Keywords: antilocality, internally headed relative clause, syntactic ergativity, Northern Tujia, Sino-Tibetan
TL;DR: Northern Tujia (and many other languages!) exhibits a ban on relativizing transitive subjects that cannot be explained along the lines of syntactic ergativity.
Abstract: This paper is concerned with a curious relativization restriction in Northern Tujia (Sino-Tibetan, China). In externally headed relative clauses (EHRCs), all arguments can be relativized; in internally headed relative clauses (IHRCs), all but transitive subjects can be relativized. This ban on transitive subject IHRCs is reminiscent of the Ergative Extraction Constraint (EEC), a signature of syntactic ergativity. I argue that ergativity-based approaches to this IHRC restriction are not tenable given that Northern Tujia does not show ergative alignment and lack object inversion.

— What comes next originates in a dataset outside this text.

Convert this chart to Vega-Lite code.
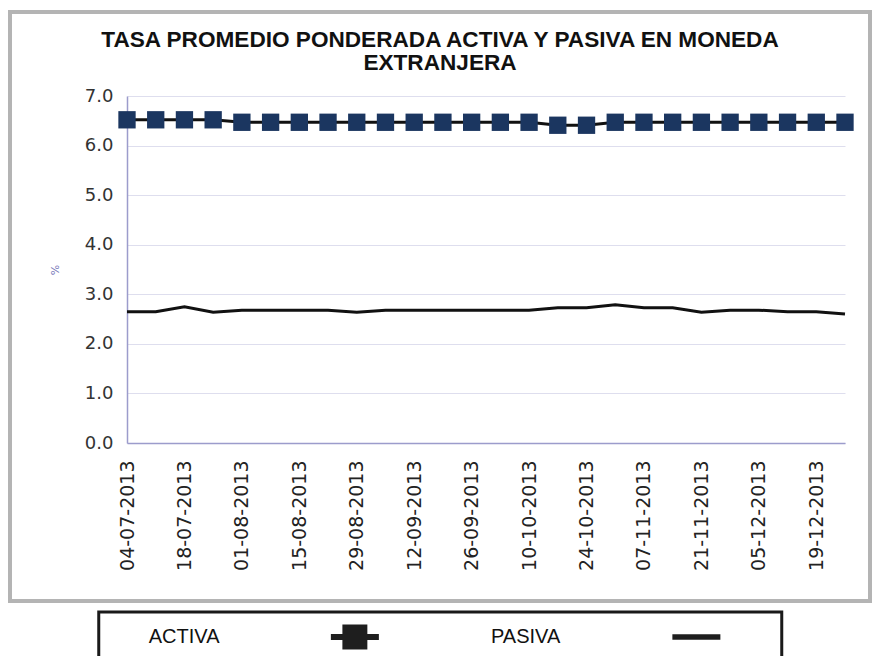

Crucially, both EHRCs and IHRCs are island-sensitive, but only IHRCs are subject to the restriction. As an alternative, I propose that the relativization restriction in question is correlated with clause size: IHRCs are structurally smaller than EHRCs, and only the former exhibits EEC-like patterns due to an antilocality constraint on A’-extracting transitive subjects. Beyond Northern Tujia, this analysis has several conceptual and empirical advantages: it provides straightforward and principled explanations for some cross-linguistic generalizations about syntactic ergativity. It also captures the typology where all languages that disallow transitive subject RCs—regardless of their case alignment—exhibit structural reduction.